# Sour Dough Bread?



## lovefood (Dec 15, 2005)

Help. love buying that sour dought bread in the stores, comes in a bag, says to heat about 5 minutes, it taste wonderful, has kind of a hard crust.  Question I want to learn how to make this from scratch, just to expensive to buy!!!!!   Would like a good recipe.  I do make other breads from scratch already.  Thany You


----------



## Dove (Dec 15, 2005)

Lovs,
I sent you an e-mail using the addey on your profile page.


----------



## cartwheelmac (Dec 15, 2005)

My sister Cameron mkes sourdough bread. I do not know the recipe but I will have her post the recipe.

Grace


----------



## cartwheelmac (Dec 17, 2005)

Ok, Grace

6 cups of flour
1/3 cup of sugar
1 teaspoon of salt
1/2 cup of oil
1 cup of water
1 cup of starter

Knead well, let rise overnight, knead again and shape into finished product. let rise for 5 hours then it is ready to bake!!


----------



## cartwheelmac (Dec 17, 2005)

Cameron, what is starter? I'm sure lovefood has no starter.

Grace


----------



## QSis (Dec 17, 2005)

Okay, that's a good start to the recipe. Then what?  What to bake it in or on?  In a loaf pan(s) or what?  At what temp and for how long?

How many loaves does that recipe make?

Lee


----------



## Michael_Schaap (Dec 18, 2005)

*Sourdough starter*



			
				cartwheelmac said:
			
		

> Cameron, what is starter? I'm sure lovefood has no starter.
> 
> Grace


 
Yup. Without a starter you dont have much of a sourdough. I have made many sourdoughs using the starter described in "Bread Alone".

This is gonna take some patience here... ready 


First thing is first... you need to make something the author calls a Rye Chef.


Day One
--------
Take a nice size jar (needs room for the starter to grow) with an airtight lid and put in (I use those glass ones with the pressure lids):
2/3 cup organic coarse rye flour
1/2 cup water
pinch of yeast... I'm talking a REAL pinch here... less then 1/8th ts. All that is needed is a very very small pinch to get it started in the proper path. If you thinnk you put too little in, your probably just fine.
Mix it up real good to give it good air circulation and press mixture down from the sides.
Place in a dark, 75 to 80ish degree place for 24 hours (It has worked for me in the low 70s just fine, warmer is better).

Day Two
--------
Your going to look at it... its going to look like paper pulp... and your going to say Michael is so full of it..... patience ...

Take a look at the jar. You should have a lot of air holes all over the paper pulp... oh... I mean Chef Open it up and take a wiff. Probably smell a little sweet.
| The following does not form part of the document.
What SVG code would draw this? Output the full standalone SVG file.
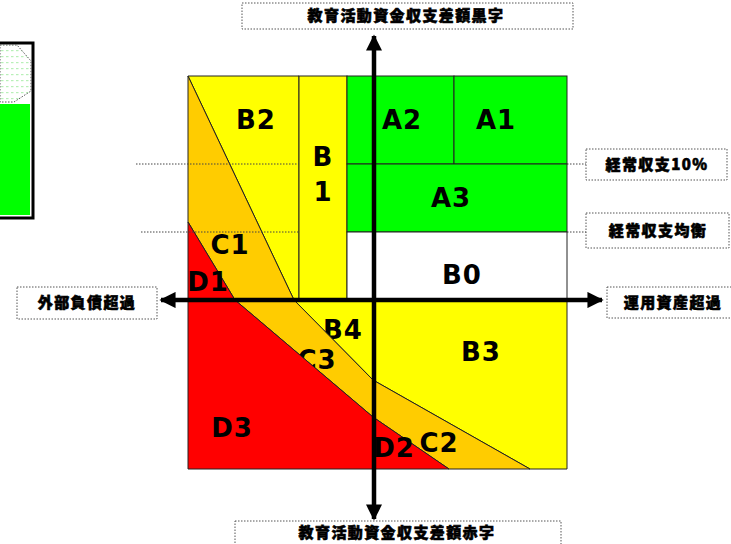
<svg xmlns="http://www.w3.org/2000/svg" width="731" height="544" viewBox="0 0 731 544">
<defs>
<pattern id="dots" x="0" y="0" width="5" height="6" patternUnits="userSpaceOnUse">
<rect x="1" y="2" width="2.5" height="1.2" fill="#b8f0b8"/>
</pattern>
<marker id="ah" viewBox="0 0 10 10" refX="9" refY="5" markerWidth="3.6" markerHeight="3.6" orient="auto-start-reverse" markerUnits="strokeWidth">
<path d="M0,0 L10,5 L0,10 Z" fill="#000"/>
</marker>
<style>
.reg{stroke:#222;stroke-width:1}
.y{fill:#ffff00}
.g{fill:#00ff00}
.o{fill:#ffcc00}
.r{fill:#ff0000}
.w{fill:#ffffff}
.lbl{font-family:"DejaVu Sans","Liberation Sans",sans-serif;font-weight:bold;font-size:26px;fill:#000;text-anchor:middle;letter-spacing:1px}
.box{fill:#fff;stroke:#555;stroke-width:1;stroke-dasharray:1.5,1.5}
.jp{font-family:"Noto Sans CJK JP","Noto Sans CJK SC",sans-serif;font-weight:900;font-size:15px;fill:#000;stroke:#000;stroke-width:0.6;text-anchor:middle;letter-spacing:1.4px}
.dot{stroke:#444;stroke-width:1;stroke-dasharray:1.5,1.5;fill:none}
.axis{stroke:#000;stroke-width:4.5;fill:none}
</style>
</defs>

<g id="legend">
<rect x="-3" y="43" width="36" height="175" fill="#fff" stroke="#000" stroke-width="3"/>
<polygon points="0,45 17,45 31,61 31,91 14,102 0,102" fill="url(#dots)" stroke="#555" stroke-width="1" stroke-dasharray="1.5,1.5"/>
<rect x="0" y="104" width="30" height="111" fill="#00ff00"/>
</g>

<g id="B2"><polygon class="reg y" points="188,76 299,76 299,300 294,300"/><text class="lbl" x="256" y="129">B2</text></g>
<g id="C1"><polygon class="reg o" points="188,76 294,300 235,300 188,222"/><text class="lbl" x="230" y="254">C1</text></g>
<g id="D1"><polygon class="reg r" points="188,222 235,300 188,300"/><text class="lbl" x="208" y="291">D1</text></g>
<g id="B1"><rect class="reg y" x="299" y="76" width="48" height="224"/><text class="lbl" x="323" y="166">B</text><text class="lbl" x="323" y="201">1</text></g>
<g id="A2"><rect class="reg g" x="347" y="76" width="107" height="88"/><text class="lbl" x="402" y="129">A2</text></g>
<g id="A1"><rect class="reg g" x="454" y="76" width="113" height="88"/><text class="lbl" x="496" y="129">A1</text></g>
<g id="A3"><rect class="reg g" x="347" y="164" width="220" height="68"/><text class="lbl" x="451" y="207">A3</text></g>
<g id="B0"><rect class="reg w" x="347" y="232" width="220" height="68"/><text class="lbl" x="462" y="284">B0</text></g>

<g id="B4"><polygon class="reg y" points="294,300 373,300 373,380"/><text class="lbl" x="343" y="339">B4</text></g>
<g id="C3"><polygon class="reg o" points="235,300 294,300 373,380 373,417"/><text class="lbl" x="317" y="369">C3</text></g>
<g id="D3"><polygon class="reg r" points="188,300 235,300 373,417 373,469 188,469"/><text class="lbl" x="232" y="437">D3</text></g>
<g id="B3"><polygon class="reg y" points="373,300 567,300 567,469 530,469 373,380"/><text class="lbl" x="481" y="361">B3</text></g>
<g id="C2"><polygon class="reg o" points="373,380 530,469 449,469 373,417"/><text class="lbl" x="439" y="452">C2</text></g>
<g id="D2"><polygon class="reg r" points="373,417 449,469 373,469"/><text class="lbl" x="394" y="457">D2</text></g>

<g id="label-top"><rect class="box" x="242" y="3" width="331" height="26"/><text class="jp" x="406" y="21">教育活動資金収支差額黒字</text></g>
<g id="label-bottom"><rect class="box" x="235" y="521" width="326" height="30"/><text class="jp" x="397" y="538">教育活動資金収支差額赤字</text></g>
<g id="label-left"><rect class="box" x="17" y="287" width="140" height="32"/><text class="jp" x="87" y="308">外部負債超過</text></g>
<g id="label-10"><rect class="box" x="586" y="149" width="141" height="31"/><text class="jp" x="657" y="170">経常収支10%</text></g>
<g id="label-balance"><rect class="box" x="586" y="213" width="143" height="35"/><text class="jp" x="658" y="236">経常収支均衡</text></g>
<g id="label-right"><rect class="box" x="607" y="287" width="130" height="31"/><text class="jp" x="673" y="308">運用資産超過</text></g>

<g id="connectors">
<line class="dot" x1="136" y1="164" x2="299" y2="164"/>
<line class="dot" x1="141" y1="232" x2="299" y2="232"/>
<line class="dot" x1="567" y1="164" x2="586" y2="164"/>
<line class="dot" x1="567" y1="232" x2="586" y2="232"/>
<line class="axis" x1="374" y1="519" x2="374" y2="36" marker-start="url(#ah)" marker-end="url(#ah)"/>
<line class="axis" x1="161" y1="300" x2="602" y2="300" marker-start="url(#ah)" marker-end="url(#ah)"/>
</g>
</svg>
Tasting it you will see it don't taste very tangy yet. It's cool though.

Add:
2/3 cup organic coarse rye flour
1/2 cup water

Stir, stir, stir. Press starter from the walls on jar and seal. Put back in your nice warm and dark spot for 24 hours.

Day Three
----------
The Chef should again have a lot of air holes all over the place and it should have doubled. If it's getting too close to the top you need a larger jar as we have one more day here. Give it a taste. It will taste much tangier then yesterday. 

Add:
2/3 cup organic coarse rye flour
1/2 cup water

Stir again real good and put back in the nice warm spot for 24 hours.

Day Four
---------
Everything is almost ready now. Open it up and it should smell and taste real good. Just 8 more hours or so here....

Add:
2/3 cup organic coarse rye flour
1/2 cup water

Stir real well and put back in warm, dark spot for 8 hours this time though.

---------------------------------------------------------------------
---------------------------------------------------------------------
Ok. Now that the Rye chef is made you can make the Sourdough Starter.
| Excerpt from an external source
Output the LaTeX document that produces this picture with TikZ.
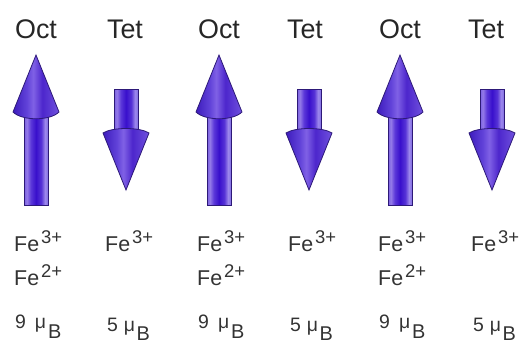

The jar you can use could be like 2 or 3 quarts now. Make it a taller one rather then wider one though.

Take:
1 cup Rye Chef you just made
1 cup organic Rye coarse flour
1/2 cup water

Mix real well and press mixture from sides of jar. Put in the same dark, warm place for 8 to 10 hours.

THIS IS IT! This is your sourdough starter that you add to whatever sourdough recipe you want to make. 


---------------------------------------------------------------------
---------------------------------------------------------------------

What to do with the left over Rye Chef?

You can have Sourdough starter on hand so you don't have to pre-plan a week in advance.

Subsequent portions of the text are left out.